Comment avez-vous développé KT ENGINE ?
Notre technologie a été massivement soutenue par les pouvoirs publics en 2008. Leur soutien financier concernait une collaboration d’envergure avec d’autres studios visant à trouver une solution technique ensemble. Entre la crise de 2008 ou les mauvais choix de plateformes, Kylotonn est le seul survivant des 5 studios partenaires pour développer cette technologie. A l’époque, nous avions une dizaine d’ingénieurs travaillant en interne sur ce moteur, ce qui n’était pas assez pour avancer rapidement. Le FUI (Fonds unique interministériel) et le soutien des pouvoirs publics ont donné une vraie impulsion. Nous avons ainsi connu une période de développement de deux ans avec une cinquantaine d’ingénieurs, ce qui nous a énormément aidés. La technologie créée par ce projet en commun devait être partagée entre les 5 studios qui devaient garder une entité ayant vocation à la commercialiser pour le reste de l’industrie. Nous avons finalement récupéré la propriété intellectuelle de cette innovation. Mais nous n’étions pas en capacité de créer une société pour la commercialiser. Aujourd’hui, notre moteur n’est utilisé que par des « studios-frères », comprenez ceux du même groupe que nous. Et nous n’avons pas la volonté d’en faire un middleware.
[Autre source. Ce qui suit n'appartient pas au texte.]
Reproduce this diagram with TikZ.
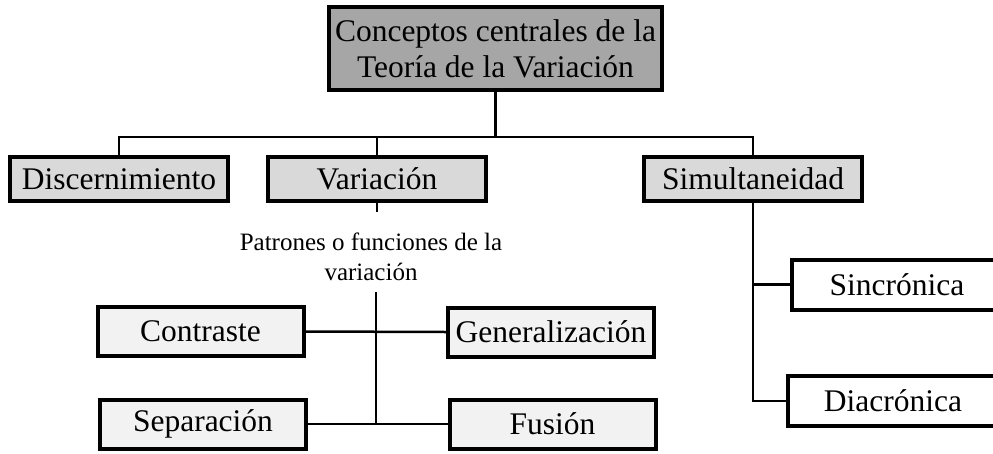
\documentclass[tikz,border=0pt]{standalone}
\usepackage{fontspec}
\setmainfont{Liberation Serif}
\usepackage{tikz}
\definecolor{topgray}{RGB}{166,166,166}
\definecolor{midgray}{RGB}{217,217,217}
\definecolor{lowgray}{RGB}{242,242,242}
\tikzset{
	box/.style={draw=black, line width=4pt, inner sep=0pt, align=center,
		font=\fontsize{31.5}{36}\selectfont},
	topbox/.style={box, fill=topgray, minimum width=333pt, minimum height=83pt},
	conceptbox/.style={box, fill=midgray, minimum width=218pt, minimum height=44pt},
	patternbox/.style={box, fill=lowgray, minimum width=206pt, minimum height=49pt},
	timebox/.style={box, fill=white, minimum width=210pt, minimum height=50pt},
	conn/.style={line width=2.5pt}
}

\begin{document}
\begin{tikzpicture}[x=1pt, y=-1pt]
			%%%%% START %%%%%
			\useasboundingbox (0, 0) rectangle (993, 453);
			
			\node[topbox] (top) at (495.5, 48.5) {Conceptos centrales de la\\Teoría de la Variación};
			
			\node[conceptbox] (disc) at (119, 179) {Discernimiento};
			\node[conceptbox] (var) at (377, 179) {Variación};
			\node[conceptbox] (simul) at (753, 179) {Simultaneidad};
			
			\draw[conn] (top.south) -- ++(0, 45) coordinate (bus);
			\draw[conn] (disc.north) |- (bus);
			\draw[conn] (simul.north) |- (bus);
			\draw[conn] (var.north) -- (var.north |- bus);
			
			\draw[conn] (var.south) -- ++(0, 9);
			\node[align=center, inner sep=0pt, font=\fontsize{25}{30}\selectfont] (pat) at (371, 257)
				{Patrones o funciones de la\\variación};
			
			\node[patternbox] (cont) at (200.5, 331.5) {Contraste};
			\node[patternbox] (gen) at (551, 332) {Generalización};
			\node[patternbox] (sep) at (203, 424) {Separación};
			\node[patternbox] (fus) at (552.5, 424) {Fusión};
			
			\coordinate (ptop) at (376, 292);
			\draw[conn] (ptop) -- (ptop |- sep.east);
			\draw[conn] (cont.east) -- (gen.west);
			\draw[conn] (sep.east) -- (fus.west);
			
			\node[timebox] (sinc) at (897, 284.5) {Sincrónica};
			\node[timebox] (diac) at (893, 401) {Diacrónica};
			
			\draw[conn] (simul.south) -- (simul.south |- diac.west) -- (diac.west);
			\draw[conn] (simul.south |- sinc.west) -- (sinc.west);
			%%%%% END %%%%%
\end{tikzpicture}
\end{document}
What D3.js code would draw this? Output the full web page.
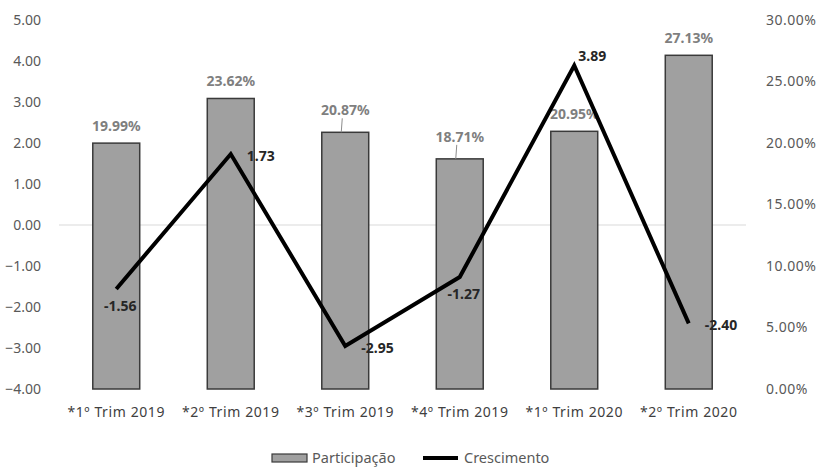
<!DOCTYPE html>
<html>
<head>
<meta charset="utf-8">
<title>Participação e Crescimento</title>
<script src="https://d3js.org/d3.v7.min.js"></script>
<style>
  body { margin: 0; background: #fff; }
  svg text { font-family: "Noto Sans", "Open Sans", sans-serif; }
</style>
</head>
<body>
<div id="chart"></div>
<script>
// data
var categories = ["*1º Trim 2019", "*2º Trim 2019", "*3º Trim 2019", "*4º Trim 2019", "*1º Trim 2020", "*2º Trim 2020"];
var participacao = [19.99, 23.62, 20.87, 18.71, 20.95, 27.13];
var crescimento = [-1.56, 1.73, -2.95, -1.27, 3.89, -2.40];
var leftTicks = [5, 4, 3, 2, 1, 0, -1, -2, -3, -4];
var rightTicks = [0, 5, 10, 15, 20, 25, 30];
var lineLabelPos = ["below", "right", "right", "below", "above", "right"];

var width = 817, height = 467;
var margin = {top: 20, left: 59, right: 71, bottom: 78};

var svg = d3.select("#chart").append("svg")
  .attr("width", width)
  .attr("height", height);

var x = d3.scaleBand()
  .domain(categories)
  .range([margin.left, width - margin.right])
  .paddingInner(0.59)
  .paddingOuter(0.295);

var yLeft = d3.scaleLinear().domain([-4, 5]).range([height - margin.bottom, margin.top]);
var yRight = d3.scaleLinear().domain([0, 30]).range([height - margin.bottom, margin.top]);

// zero gridline
svg.append("line")
  .attr("x1", margin.left).attr("x2", width - margin.right)
  .attr("y1", yLeft(0)).attr("y2", yLeft(0))
  .attr("stroke", "#d9d9d9").attr("stroke-width", 1);

// left axis
var axL = svg.append("g")
  .attr("transform", "translate(" + (margin.left - 15) + ",0)")
  .call(d3.axisLeft(yLeft).tickValues(leftTicks).tickFormat(d3.format(".2f")).tickSize(0));
axL.select(".domain").remove();
axL.selectAll("text").attr("fill", "#595959").style("font-size", "14px");

// right axis
var axR = svg.append("g")
  .attr("transform", "translate(" + (width - margin.right + 17) + ",0)")
  .call(d3.axisRight(yRight).tickValues(rightTicks).tickFormat(function (d) { return d.toFixed(2) + "%"; }).tickSize(0));
axR.select(".domain").remove();
axR.selectAll("text").attr("fill", "#595959").style("font-size", "14px").style("letter-spacing", "0.5px");

// bars
svg.selectAll("rect.bar")
  .data(participacao)
  .enter().append("rect")
  .attr("class", "bar")
  .attr("x", function (d, i) { return x(categories[i]); })
  .attr("width", x.bandwidth())
  .attr("y", function (d) { return yRight(d); })
  .attr("height", function (d) { return yRight(0) - yRight(d); })
  .attr("fill", "#a0a0a0")
  .attr("stroke", "#3a3a3a")
  .attr("stroke-width", 1.5);

// category labels
svg.selectAll("text.cat")
  .data(categories)
  .enter().append("text")
  .attr("class", "cat")
  .attr("x", function (d) { return x(d) + x.bandwidth() / 2; })
  .attr("y", yLeft(-4) + 28)
  .attr("text-anchor", "middle")
  .attr("fill", "#404040")
  .style("font-size", "14px")
  .style("letter-spacing", "0.6px")
  .text(function (d) { return d; });

// bar value labels (3rd and 4th pushed up with leader lines)
var leader = [2, 3];
participacao.forEach(function (d, i) {
  var cx = x(categories[i]) + x.bandwidth() / 2;
  var top = yRight(d);
  var lifted = leader.indexOf(i) >= 0;
  var ly = top - (lifted ? 17 : 12);
  svg.append("text")
    .attr("x", cx).attr("y", ly)
    .attr("text-anchor", "middle")
    .attr("fill", "#7f7f7f")
    .style("font-size", "14px")
    .style("font-weight", "bold")
    .text(d.toFixed(2) + "%");
  if (lifted) {
    svg.append("line")
      .attr("x1", cx - 3).attr("y1", ly + 3)
      .attr("x2", cx - 4).attr("y2", top)
      .attr("stroke", "#8c8c8c").attr("stroke-width", 1);
  }
});

// line
var line = d3.line()
  .x(function (d, i) { return x(categories[i]) + x.bandwidth() / 2; })
  .y(function (d) { return yLeft(d); });

svg.append("path")
  .datum(crescimento)
  .attr("d", line)
  .attr("fill", "none")
  .attr("stroke", "#000")
  .attr("stroke-width", 4)
  .attr("stroke-linejoin", "miter");

// line value labels
crescimento.forEach(function (d, i) {
  var px = x(categories[i]) + x.bandwidth() / 2;
  var py = yLeft(d);
  var pos = lineLabelPos[i];
  var t = svg.append("text")
    .attr("fill", "#262626")
    .style("font-size", "14px")
    .style("font-weight", "bold")
    .text(d.toFixed(2));
  if (pos === "below") {
    t.attr("x", px + 4).attr("y", py + 22).attr("text-anchor", "middle");
  } else if (pos === "above") {
    t.attr("x", px + 18).attr("y", py - 5).attr("text-anchor", "middle");
  } else {
    t.attr("x", px + 16).attr("y", py + 7).attr("text-anchor", "start");
  }
});

// legend
var lg = svg.append("g").attr("transform", "translate(272," + (height - 9) + ")");
lg.append("rect")
  .attr("x", 0).attr("y", -4).attr("width", 35).attr("height", 8)
  .attr("fill", "#a0a0a0").attr("stroke", "#3a3a3a").attr("stroke-width", 1.2);
lg.append("text").attr("x", 40).attr("y", 5)
  .attr("fill", "#595959").style("font-size", "14.5px").text("Participação");
lg.append("line")
  .attr("x1", 151).attr("x2", 186).attr("y1", 0).attr("y2", 0)
  .attr("stroke", "#000").attr("stroke-width", 4);
lg.append("text").attr("x", 192).attr("y", 5)
  .attr("fill", "#595959").style("font-size", "14.5px").text("Crescimento");
</script>
</body>
</html>
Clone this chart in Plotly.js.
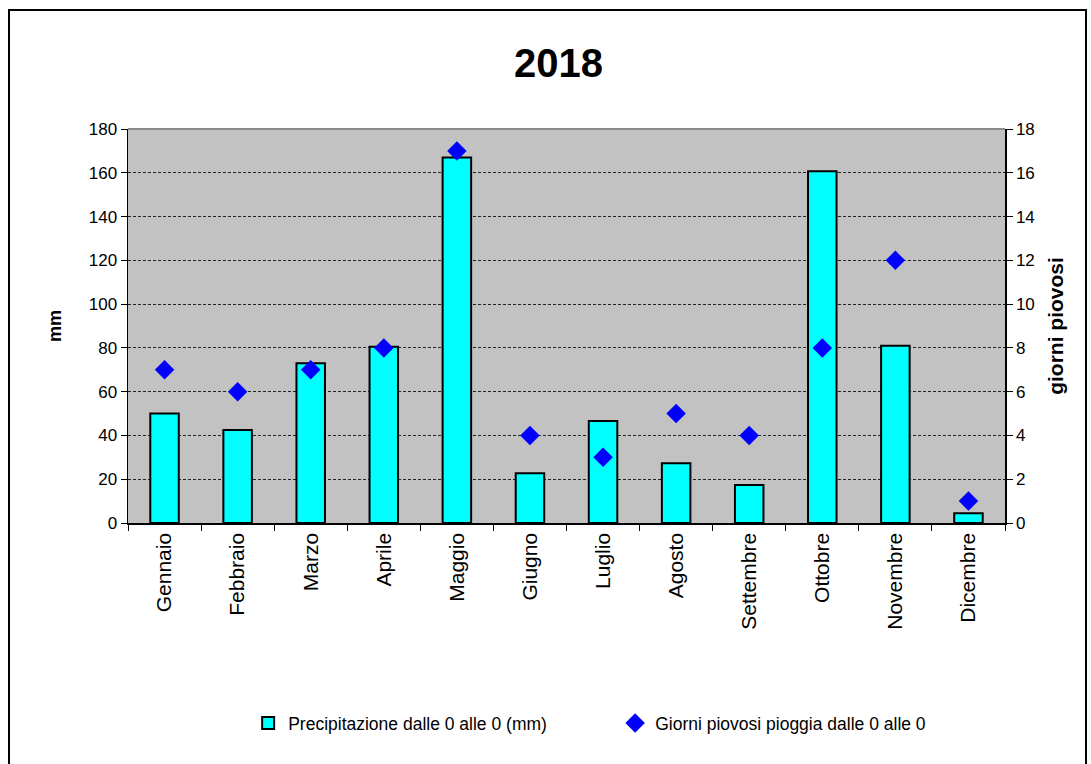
<!DOCTYPE html>
<html>
<head>
<meta charset="utf-8">
<script src="https://cdn.plot.ly/plotly-3.0.1.min.js"></script>
<style>
  html, body { margin: 0; padding: 0; background: #ffffff; overflow: hidden; }
  #chart { width: 1091px; height: 764px; position: absolute; left: 0; top: 0; }
  #frame { position: absolute; left: 8px; top: 9px; width: 1075px; height: 770px; border: 2px solid #000; pointer-events: none; }
</style>
</head>
<body>
<div id="chart"></div>
<div id="frame"></div>
<script>
const months = ["Gennaio", "Febbraio", "Marzo", "Aprile", "Maggio", "Giugno", "Luglio", "Agosto", "Settembre", "Ottobre", "Novembre", "Dicembre"];
const precipitazione = [50, 42.5, 73, 80.5, 167, 22.7, 46.6, 27.3, 17.4, 160.7, 81, 4.4];
const giorniPiovosi = [7, 6, 7, 8, 17, 4, 3, 5, 4, 8, 12, 1];

const font = "Arial, 'Liberation Sans', sans-serif";

const traces = [
  {
    type: "bar",
    name: "Precipitazione dalle 0 alle 0 (mm)",
    x: months,
    y: precipitazione,
    width: 0.39,
    marker: { color: "#00ffff", line: { color: "#000000", width: 2 } },
    yaxis: "y"
  },
  {
    type: "scatter",
    mode: "markers",
    name: "Giorni piovosi pioggia dalle 0 alle 0",
    x: months,
    y: giorniPiovosi,
    marker: { symbol: "diamond", color: "#0000ff", size: 15 },
    yaxis: "y2"
  }
];

const layout = {
  width: 1091,
  height: 764,
  margin: { l: 128, r: 86, t: 129, b: 241 },
  paper_bgcolor: "#ffffff",
  plot_bgcolor: "#c2c2c2",
  font: { family: font, size: 17, color: "#000" },
  title: {
    text: "<b>2018</b>",
    font: { family: font, size: 40, color: "#000" },
    x: 0.512, xref: "container", xanchor: "center",
    y: 0.918, yref: "container", yanchor: "middle"
  },
  showlegend: true,
  legend: {
    orientation: "h",
    x: 0.137, xanchor: "left",
    y: -0.508, yanchor: "middle",
    font: { family: font, size: 17.5, color: "#000" },
    entrywidth: 322,
    entrywidthmode: "pixels",
    itemwidth: 30,
    bgcolor: "rgba(0,0,0,0)"
  },
  xaxis: {
    type: "category",
    range: [-0.5, 11.5],
    tickangle: -90,
    tickfont: { family: font, size: 21, color: "#000" },
    showline: true, linecolor: "#000", linewidth: 1.5,
    ticks: "outside", tickson: "boundaries", ticklen: 6, tickcolor: "#000",
    showgrid: false,
    zeroline: false
  },
  yaxis: {
    range: [0, 180],
    dtick: 20,
    tickfont: { family: font, size: 17, color: "#000" },
    showline: true, linecolor: "#000", linewidth: 1.5,
    ticks: "outside", ticklen: 6, tickcolor: "#000",
    showgrid: true, gridcolor: "#222", griddash: "3px,2px", gridwidth: 1,
    zeroline: false,
    title: { text: "<b>mm</b>", font: { family: font, size: 18, color: "#000" }, standoff: 22 }
  },
  yaxis2: {
    range: [0, 18],
    dtick: 2,
    overlaying: "y",
    side: "right",
    tickfont: { family: font, size: 17, color: "#000" },
    showline: true, linecolor: "#000", linewidth: 1.5,
    ticks: "outside", ticklen: 6, tickcolor: "#000",
    showgrid: false,
    zeroline: false,
    title: { text: "<b>giorni piovosi</b>", font: { family: font, size: 21, color: "#000" }, standoff: 14 }
  },
  shapes: [
    { type: "line", xref: "paper", yref: "paper", x0: 0, x1: 1, y0: 1, y1: 1, line: { color: "#8c8c8c", width: 2 } }
  ]
};

Plotly.newPlot("chart", traces, layout, { displayModeBar: false, staticPlot: true });
</script>
</body>
</html>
Qu’a changé pour vous ce moteur ?
Cet outil est axé sur les sports mécaniques. Pour une course de voitures, on ne peut pas se permettre d’avoir un jeu qui rame. Avoir développé ce moteur spécialement pour ce genre permet d’éviter cela. Il nous a aussi donné l’opportunité de collaborer avec l’industrie automobile. Nous avons fait de l’IA (intelligence artificielle) pour des véhicules autonomes pour Thalès, une simulation de conduite de bus pour la RATP ou encore du design pour Renault. Nous essayons d’avoir la même qualité qu’Unreal Engine, qui est très important et multiplateformes. Mais l’ultra-spécificité de notre moteur le rend plus fin et performant. C’est un outil très précis.
WRC 9, qui sort ce jeudi, s’accompagne d’une sorte de concours visant à trouver des futurs pilotes...
La FIA (Fédération internationale de l'automobile) - en charge entre autres du recrutement des futurs pilotes professionnels- s’est rendu compte que notre jeu WRC était très réaliste et qu’il était utilisé par beaucoup de pilotes pour s’entraîner chez eux avant les spéciales de rallyes. Après un appel d’offres, ils nous ont proposé d’utiliser la base de WRC pour faire un programme de formation et d’entraînement des jeunes et futurs pilotes. Un simulateur, donc. C’est une sorte de compétition ouverte à tous les jeunes qui le souhaitent. Les meilleurs vont gagner un vrai volant et une formation par la fédération française ou internationale.